Rose: We recognized that he would be a critical character, and we knew how tough it would be to get him to really be involved. He knew the Lubbock Youth Commission, and thought they were totally wrongheaded. But he also had a bit of the filmmaker in him—as everybody does—and he said, “I go to these parking lots where kids hang out. You can come with me and see what I do.” What he does is called “witnessing.”
Shelby: He’s a natural performer. He dresses like a teen, dyes his hair. And he definitely wanted his side of the story to be told.
Marion: We appreciate that Ed was willing to be involved, because one of the things in Lubbock, as in a lot of places, is that it’s really hard to go up against a bunch of kids. Imagine being a town elder and disagreeing with kids. You run the risk of not looking very good. A lot of people, when you ask about this issue, not just in Lubbock, will avoid the media and freeze you out.
Rose: For example, we convinced the head of the local family-values coalition to talk to the youth from the commission on camera, and I think he understood that that was a good thing to do. But he wasn’t expecting Shelby to stand up to him when he started lecturing her. When she said, “No one tells me how to be a good Christian!” he was really floored. He shut the door totally after that. But audiences start cheering and applauding at that moment.
Shelby: What isn’t in the film is that he asked me if his face was on my dartboard. And I said yes.
Speaking of supporting characters, when did you start seeing that Corey [Nichols, a student on the Youth Commission and young Republican who clashes with Shelby in the film] was going to be a major element of the story?
Rose: When Corey [beat out Shelby] in the election for mayor of the youth commission, we knew we were going to have to deal with him. We were sure that Shelby would win—because we wanted it so badly, and also because she was perfect for it. So Corey appeared, and he won, and then we were like, “What are we going to do now?” Because we had wanted to cover the commission’s campaign to get comprehensive sex education in the schools, and we sensed we were not going to get access politically the way we were with Shelby. We had no idea how we would use Corey’s victory in the film, or that the adversarial thing [between them] would be a whole other layer.
Marion: At first, we didn’t think we had a film.
Rose: We were despairing. This story doesn’t tell itself—we had to wrestle the story out of an enormous amount of footage. When we went [to Lubbock], this was a story about a group of teenagers fighting the town. [We weren’t] looking at the story of a Republican family and the transformation of their daughter. We didn’t know how much Shelby was going to transform. That’s the magic. And it was other people who said, when we showed them the footage of the Knox family, “Have you got more of that?”
The family scenes seem like they would be hard to film.
Marion: [Shelby’s] mother and father began to understand what we wanted. People get it after a while and they want to give it to you. They’d talk about emotions with us, and then we’d have them talk about it on camera.

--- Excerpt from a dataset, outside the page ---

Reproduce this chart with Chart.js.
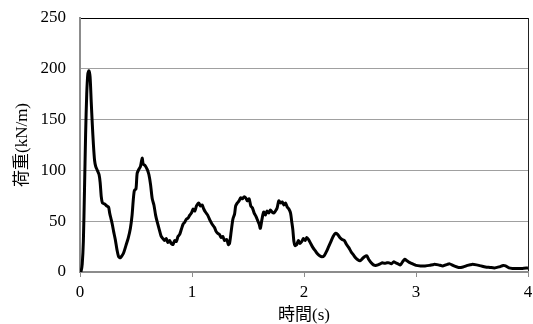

Rose: Once, Shelby was talking to us about how her parents wanted her to quit the commission. We knew we wanted that scene. So we came down and said, “We know Shelby often goes back and forth with you about you wanting her to quit. Can you talk about it?”
Shelby, what did your parents think of the movie?
Shelby: They loved it. My parents were at Sundance. My father compiled this massive book of every article I ever appeared in, and he recently made a t-shirt with “The Education of Shelby Knox” on the front.
Rose: He knew more about Sundance than I did.
He also calls Shelby a “feminazi.”
Shelby: Yes, he does. But my father doesn’t understand feminism really, in that he still sees it the same way a lot of women my age see it. He says, “You’re beautiful, how can you be a feminist?” He sees feminism as something for lesbians and ugly women. He doesn’t understand that it’s changed and morphed so much, and it’s not just for women who want to be men. I feel like feminists in your generation [meaning Rose and Marion] were trying to be more macho.
Rose and Marion: Nooo!
Or so the media wants you to think!
Rose: We never were trying to be men! We’re thinking of doing a book with Shelby, intergenerational conversations on feminism.